Key elements of the governor’s proposal, mainly having state officials choose a pipeline developer that commits to meet certain goals, are still intact in the legislation, however.
The House Resources Committee completed amendments April 24 on its version of the bill. Meanwhile, the Senate Judiciary Committee completed work on the Senate version April 21 and passed the measure on to the Senate Finance Committee, which began hearings April 23.
Palin’s bill was approved in late March by the Senate Resources Committee and the House Oil and Gas Committee.
Among changes made in late-night meetings April 23 is a change in state royalty policy that could eliminate one roadblock to a pipeline that producing companies cite, the current ability of the state to switch between royalty payments in cash, known as “in value,” to royalty in the physical delivery of gas or oil, known as “in kind.” The state can currently make the switch on six or nine months’ notice to producers. The Resources Committee opted to limit the state to taking royalty in value for gas committed to a pipeline licensed by the state. Producers have said that the switching at short notice creates serious burdens in negotiating long-term sales contracts and in purchasing long-term capacity commitments in the pipeline during an open season.

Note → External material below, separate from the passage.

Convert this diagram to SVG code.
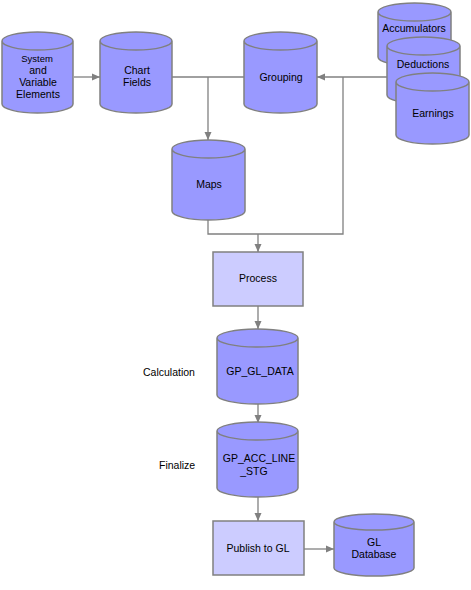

State Revenue Commissioner Patrick Galvin expressed concerns about the change. “We support the amendment in concept but have worries about some of the practical effects,” such as how the change would mesh with goals to assure gas supplies to Alaska communities near the pipeline, Galvin told the House committee.
The Resources Committee turned down proposals to make the selection process more flexible for the state, however, and proposals to include punitive measures such as a gas reserve tax that would come into effect if producers fail to sign capacity agreements with a licensed pipeline during an initial open season.
A substantial change made in the Senate bill by the Judiciary Committee would establish a voucher system for a company that purchases capacity in a pipeline but is not a producer. The voucher can be transferred to a producer that agrees to sell gas to the pipeline. Upstream inducements include special terms to freeze state production taxes for 10 years and to set firm royalty administration terms. Lack of clarity in royalty administration has created a minefield for disputes and litigation between the state and producers in the past.
The legislation must still be approved by the Finance committees in both the state House and Senate before the Legislature adjourns in mid-May. If the bill passes, which now seems likely, Palin said she intends to have requests for proposals for pipeline developers out by early July. The schedule would ask for proposals to be submitted by October, and a project would be selected for a state license by January 2008.
The winning project would qualify for $500 million in state matching funds. Under the bill, producers that sign capacity agreements at an initial open season would qualify for the upstream inducements.
Palin’s approach is substantially different than a contract former Gov. Frank Murkowski negotiated with the three major North Slope producers in 2006. That agreement involved the state investing in 20 percent of the project, agreeing to take the gas royalty and tax share in kind for the duration of a 45-year contract, and for a long-term freeze on oil as well as gas production taxes. The Legislature failed to ratify Murkowski’s contract, and he was defeated in his bid for re-election last fall by Palin.